The pair laid out a series of areas that LVMH is working on in the Amazon, as part of a five million-euro program over five years.
“We will contribute to solving two essential issues — the first one is to attempt a reforestation in this area and to improve the management of forest fires in the Amazon and also to create sustainable jobs for the local populations — we want to do this in order to provide livelihoods to the people living in this area so that they don’t have to resort to deforestation,” he said.
They will work with local players in Brazil, Bolivia, Ecuador and Peru to train people in forest management, and support jobs in a sustainable manner. The project includes setting up a local radio system to help prevent forest fires.
Some 13 million people live in the Amazon, noted Azoulay.
“We cannot let these groups disappear, we cannot let the Amazon disappear — the world’s lungs,” she said.
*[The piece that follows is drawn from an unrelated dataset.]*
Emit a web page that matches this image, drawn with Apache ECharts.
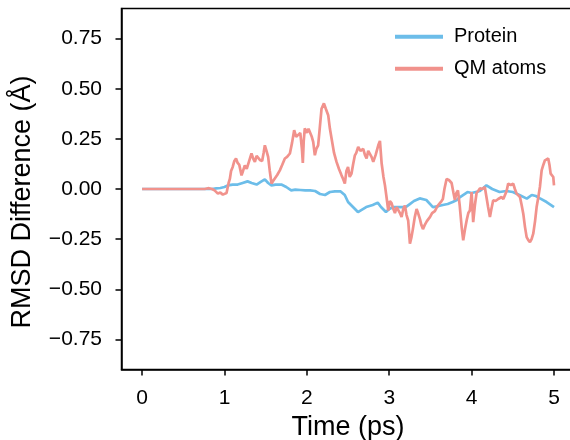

The director noted that UNESCO had a long-term view, having been formed after the Second World War, with the goal of creating a better place for future generations.
LVMH laid out a series of goals for its biodiversity program, including measuring the impact of activities, seeking to reduce that impact, promoting animal welfare and regenerating ecosystems. Plans to regenerate five million hectares of habitat by 2030 include programs from LVMH labels, including Guerlain’s bee conservation program training women beekeepers, Moët Hennessy’s soil regeneration program, and regenerative agriculture programs backed by Stella McCartney.
“It is true that these are very unusual times, we do hope that we will come out of this pandemic still standing even though we’ve all been weakened — but still I dare to hope, I have reason to hope,” said Arnault.
“The pandemic could have actually stopped us in our tracks but we realized that the relationship between humans and their environment is even more important to people than we thought it was — and this wakeup call of the pandemic has made it more powerful still,” he observed.